The Truck Insurance Marketing Stack
- Data: FMCSA census, new authorities, insurance expirations
- Targeting: State, fleet size, cargo type, current insurer
- Outreach: Email sequences from your own domain
- Pipeline: Replies tracked from first touch to bound policy
A Weekly Routine You Can Actually Keep
Consistency beats cleverness in this niche. The system above runs in about an hour a week:
- Monday: Pull the week's new authorities in your states and add them to your welcome sequence. This is the core of the 15-Minute Morning routine.
- Midweek: Review replies and move warm conversations into your quote pipeline.
- Friday: Refresh the renewal-window list for the next 60 days and queue the cadence for carriers entering it.
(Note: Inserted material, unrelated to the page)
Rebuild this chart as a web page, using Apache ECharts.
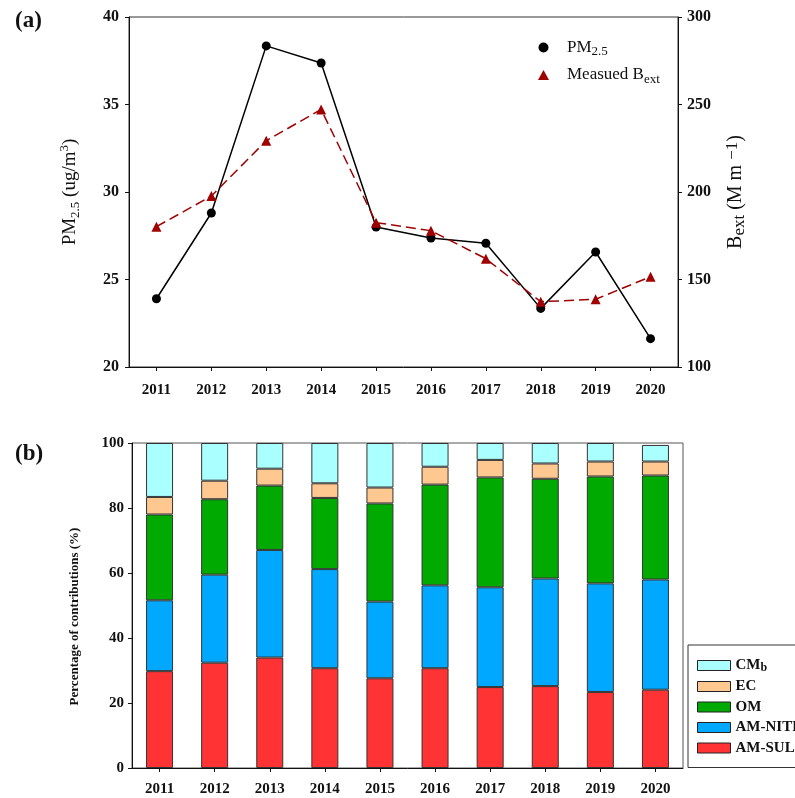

That is the whole engine. No content calendar, no ad spend, no agency retainer. Just the right carriers, at the right time, hearing from you first.
What to Measure
Skip vanity metrics. Four numbers tell you whether truck insurance marketing is working: list growth (carriers in appetite added per week), reply rate on first-touch emails (2 to 5 percent is realistic for well-targeted cold outreach), quotes started per month, and bound premium per hour of marketing effort. If reply rate is healthy but quotes are not, the issue is usually follow-up speed rather than the list.
On cost: the math favors owned data quickly. PollyAI's state bundle pricing is $40 per state per month with unlimited pulls, which is roughly the price of a single shared lead that five other agents are also calling.
Truck Insurance Marketing FAQs
What is the best way to market truck insurance?
Start with data you own instead of leads you rent. Build lists from FMCSA registrations and insurance expirations, filter to your appetite, and run a renewal-timed email cadence from your own domain. It out-converts shared leads because you are the only agent in the conversation.
How do agents find trucking companies to quote?
The FMCSA census is the master list: every active carrier with authority status, fleet size, cargo, and insurance filings. Our breakdown of trucking insurance leads compares the ways agents turn that data into quote-ready prospects.
How much should an agency spend?
Less than you think. A focused two-state setup costs $80 per month in data and an hour a week of effort. Scale states as your appetite and licensing grow, and add paid channels only after the owned-data engine is producing consistent quotes.